JOB:
Make an exact copy of the data below, leaving out every picture.

DATASET SECTION:

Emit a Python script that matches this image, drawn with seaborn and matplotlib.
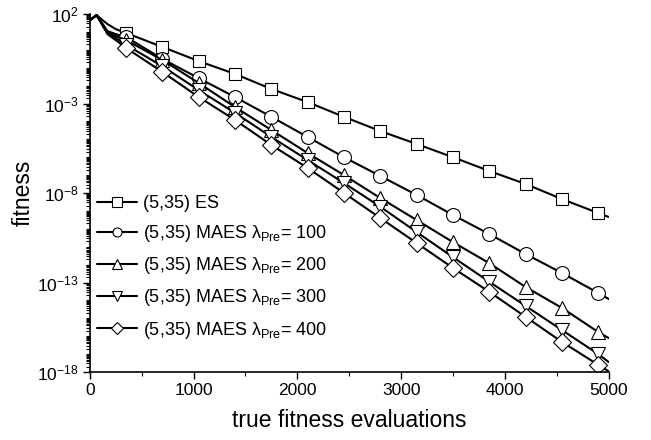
import numpy as np
import pandas as pd
import matplotlib
matplotlib.use('Agg')
import matplotlib.pyplot as plt
import matplotlib.ticker as mticker
from matplotlib.lines import Line2D
import seaborn as sns

# evaluations at which the curves were read (markers every 350)
evals = [0, 65, 170, 250, 350, 700, 1050, 1400, 1750, 2100, 2450, 2800,
         3150, 3500, 3850, 4200, 4550, 4900, 5000]

es = [45.7, 87, 27.5, 14.5, 8.7, 1.45, 0.234, 4.5e-2, 6.5e-3, 1.2e-3, 1.8e-4,
      2.9e-5, 5.5e-6, 1.0e-6, 1.7e-7, 3.2e-8, 4.6e-9, 7.6e-10, 4.6e-10]
maes_100 = [45.7, 87, 11.2, 7.6, 5.2, 0.31, 2.6e-2, 2.3e-3, 1.8e-4, 1.35e-5,
            1.0e-6, 8.9e-8, 7.8e-9, 5.9e-10, 5.1e-11, 3.9e-12, 3.4e-13,
            2.6e-14, 1.2e-14]
maes_200 = [45.7, 87, 9.8, 5.9, 3.5, 0.27, 1.4e-2, 6.3e-4, 3.3e-5, 1.7e-6,
            1.0e-7, 5.2e-9, 3.1e-10, 1.8e-11, 1.2e-12, 5.6e-14, 3.8e-15,
            1.7e-16, 7.9e-17]
maes_300 = [45.7, 87, 8.7, 4.6, 1.9, 0.12, 5.6e-3, 3.0e-4, 1.35e-5, 6.9e-7,
            3.6e-8, 1.7e-9, 6.6e-11, 2.6e-12, 1.1e-13, 4.9e-15, 2.2e-16,
            1.0e-17, 3.6e-18]
maes_400 = [45.7, 87, 7.6, 3.5, 1.26, 5.8e-2, 2.3e-3, 1.2e-4, 4.8e-6, 2.5e-7,
            1.0e-8, 4.0e-10, 1.6e-11, 6.5e-13, 3.0e-14, 1.2e-15, 4.8e-17,
            2.5e-18, 1.1e-18]

labels = ['(5,35) ES',
          '(5,35) MAES λ$_{\\mathrm{Pre}}$= 100',
          '(5,35) MAES λ$_{\\mathrm{Pre}}$= 200',
          '(5,35) MAES λ$_{\\mathrm{Pre}}$= 300',
          '(5,35) MAES λ$_{\\mathrm{Pre}}$= 400']
markers = ['s', 'o', '^', 'v', 'D']
sizes = [9, 10, 10.5, 10.5, 9]


def main():
    sns.set_theme(style='ticks')
    plt.rcParams['font.family'] = ['Liberation Sans', 'DejaVu Sans']
    plt.rcParams['mathtext.fontset'] = 'custom'
    plt.rcParams['mathtext.rm'] = 'Liberation Sans'
    plt.rcParams['mathtext.it'] = 'Liberation Sans:italic'
    plt.rcParams['axes.unicode_minus'] = False

    series = [es, maes_100, maes_200, maes_300, maes_400]
    df = pd.concat([pd.DataFrame({'evals': evals, 'fitness': s, 'run': lab})
                    for s, lab in zip(series, labels)])

    fig = plt.figure(figsize=(6.51, 4.40), dpi=100)
    ax = fig.add_axes([0.138, 0.1545, 0.797, 0.8135])

    for lab, m, ms in zip(labels, markers, sizes):
        sub = df[df['run'] == lab]
        sns.lineplot(data=sub, x='evals', y='fitness', ax=ax, color='black',
                     linewidth=1.5, marker=m, markersize=ms,
                     markerfacecolor='white', markeredgecolor='black',
                     markeredgewidth=0.8, markevery=slice(4, 18),
                     legend=False)

    ax.set_yscale('log')
    ax.set_xlim(0, 5000)
    ax.set_ylim(1e-18, 1e2)
    ax.yaxis.set_major_locator(mticker.FixedLocator([1e2, 1e-3, 1e-8, 1e-13, 1e-18]))
    ax.yaxis.set_major_formatter(mticker.LogFormatterSciNotation())
    ax.yaxis.set_minor_locator(mticker.LogLocator(base=10, subs=np.arange(1, 10), numticks=200))
    ax.yaxis.set_minor_formatter(mticker.NullFormatter())
    ax.xaxis.set_major_locator(mticker.MultipleLocator(1000))
    ax.xaxis.set_minor_locator(mticker.MultipleLocator(500))

    ax.tick_params(axis='both', which='major', direction='out', length=5,
                   width=1, colors='black', labelsize=12.5, pad=3)
    ax.tick_params(axis='both', which='minor', direction='out', length=3,
                   width=0.8, colors='black')
    for sp in ['left', 'bottom']:
        ax.spines[sp].set_color('black')
        ax.spines[sp].set_linewidth(1.2)
    sns.despine(ax=ax)

    ax.set_xlabel('true fitness evaluations', fontsize=16.5, labelpad=8,
                  color='black')
    ax.set_ylabel('fitness', fontsize=16.5, labelpad=2, color='black')

    handles = [Line2D([], [], color='black', linewidth=1.5, marker=m,
                      markersize=6.5, markerfacecolor='white',
                      markeredgecolor='black', markeredgewidth=0.8)
               for m in markers]
    ax.legend(handles, labels, loc='upper left',
              bbox_to_anchor=(0.0, 0.515), frameon=False, fontsize=13,
              labelcolor='black', handlelength=2.2, handletextpad=0.33,
              labelspacing=0.62, borderaxespad=0)

    fig.savefig('out.png', dpi=100)
    plt.close(fig)


if __name__ == '__main__':
    main()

RESPONSE BELOW:
Emit a Python script that matches this image, drawn with seaborn and matplotlib.
import numpy as np
import pandas as pd
import matplotlib
matplotlib.use('Agg')
import matplotlib.pyplot as plt
import matplotlib.ticker as mticker
from matplotlib.lines import Line2D
import seaborn as sns

# evaluations at which the curves were read (markers every 350)
evals = [0, 65, 170, 250, 350, 700, 1050, 1400, 1750, 2100, 2450, 2800,
         3150, 3500, 3850, 4200, 4550, 4900, 5000]

es = [45.7, 87, 27.5, 14.5, 8.7, 1.45, 0.234, 4.5e-2, 6.5e-3, 1.2e-3, 1.8e-4,
      2.9e-5, 5.5e-6, 1.0e-6, 1.7e-7, 3.2e-8, 4.6e-9, 7.6e-10, 4.6e-10]
maes_100 = [45.7, 87, 11.2, 7.6, 5.2, 0.31, 2.6e-2, 2.3e-3, 1.8e-4, 1.35e-5,
            1.0e-6, 8.9e-8, 7.8e-9, 5.9e-10, 5.1e-11, 3.9e-12, 3.4e-13,
            2.6e-14, 1.2e-14]
maes_200 = [45.7, 87, 9.8, 5.9, 3.5, 0.27, 1.4e-2, 6.3e-4, 3.3e-5, 1.7e-6,
            1.0e-7, 5.2e-9, 3.1e-10, 1.8e-11, 1.2e-12, 5.6e-14, 3.8e-15,
            1.7e-16, 7.9e-17]
maes_300 = [45.7, 87, 8.7, 4.6, 1.9, 0.12, 5.6e-3, 3.0e-4, 1.35e-5, 6.9e-7,
            3.6e-8, 1.7e-9, 6.6e-11, 2.6e-12, 1.1e-13, 4.9e-15, 2.2e-16,
            1.0e-17, 3.6e-18]
maes_400 = [45.7, 87, 7.6, 3.5, 1.26, 5.8e-2, 2.3e-3, 1.2e-4, 4.8e-6, 2.5e-7,
            1.0e-8, 4.0e-10, 1.6e-11, 6.5e-13, 3.0e-14, 1.2e-15, 4.8e-17,
            2.5e-18, 1.1e-18]

labels = ['(5,35) ES',
          '(5,35) MAES λ$_{\\mathrm{Pre}}$= 100',
          '(5,35) MAES λ$_{\\mathrm{Pre}}$= 200',
          '(5,35) MAES λ$_{\\mathrm{Pre}}$= 300',
          '(5,35) MAES λ$_{\\mathrm{Pre}}$= 400']
markers = ['s', 'o', '^', 'v', 'D']
sizes = [9, 10, 10.5, 10.5, 9]


def main():
    sns.set_theme(style='ticks')
    plt.rcParams['font.family'] = ['Liberation Sans', 'DejaVu Sans']
    plt.rcParams['mathtext.fontset'] = 'custom'
    plt.rcParams['mathtext.rm'] = 'Liberation Sans'
    plt.rcParams['mathtext.it'] = 'Liberation Sans:italic'
    plt.rcParams['axes.unicode_minus'] = False

    series = [es, maes_100, maes_200, maes_300, maes_400]
    df = pd.concat([pd.DataFrame({'evals': evals, 'fitness': s, 'run': lab})
                    for s, lab in zip(series, labels)])

    fig = plt.figure(figsize=(6.51, 4.40), dpi=100)
    ax = fig.add_axes([0.138, 0.1545, 0.797, 0.8135])

    for lab, m, ms in zip(labels, markers, sizes):
        sub = df[df['run'] == lab]
        sns.lineplot(data=sub, x='evals', y='fitness', ax=ax, color='black',
                     linewidth=1.5, marker=m, markersize=ms,
                     markerfacecolor='white', markeredgecolor='black',
                     markeredgewidth=0.8, markevery=slice(4, 18),
                     legend=False)

    ax.set_yscale('log')
    ax.set_xlim(0, 5000)
    ax.set_ylim(1e-18, 1e2)
    ax.yaxis.set_major_locator(mticker.FixedLocator([1e2, 1e-3, 1e-8, 1e-13, 1e-18]))
    ax.yaxis.set_major_formatter(mticker.LogFormatterSciNotation())
    ax.yaxis.set_minor_locator(mticker.LogLocator(base=10, subs=np.arange(1, 10), numticks=200))
    ax.yaxis.set_minor_formatter(mticker.NullFormatter())
    ax.xaxis.set_major_locator(mticker.MultipleLocator(1000))
    ax.xaxis.set_minor_locator(mticker.MultipleLocator(500))

    ax.tick_params(axis='both', which='major', direction='out', length=5,
                   width=1, colors='black', labelsize=12.5, pad=3)
    ax.tick_params(axis='both', which='minor', direction='out', length=3,
                   width=0.8, colors='black')
    for sp in ['left', 'bottom']:
        ax.spines[sp].set_color('black')
        ax.spines[sp].set_linewidth(1.2)
    sns.despine(ax=ax)

    ax.set_xlabel('true fitness evaluations', fontsize=16.5, labelpad=8,
                  color='black')
    ax.set_ylabel('fitness', fontsize=16.5, labelpad=2, color='black')

    handles = [Line2D([], [], color='black', linewidth=1.5, marker=m,
                      markersize=6.5, markerfacecolor='white',
                      markeredgecolor='black', markeredgewidth=0.8)
               for m in markers]
    ax.legend(handles, labels, loc='upper left',
              bbox_to_anchor=(0.0, 0.515), frameon=False, fontsize=13,
              labelcolor='black', handlelength=2.2, handletextpad=0.33,
              labelspacing=0.62, borderaxespad=0)

    fig.savefig('out.png', dpi=100)
    plt.close(fig)


if __name__ == '__main__':
    main()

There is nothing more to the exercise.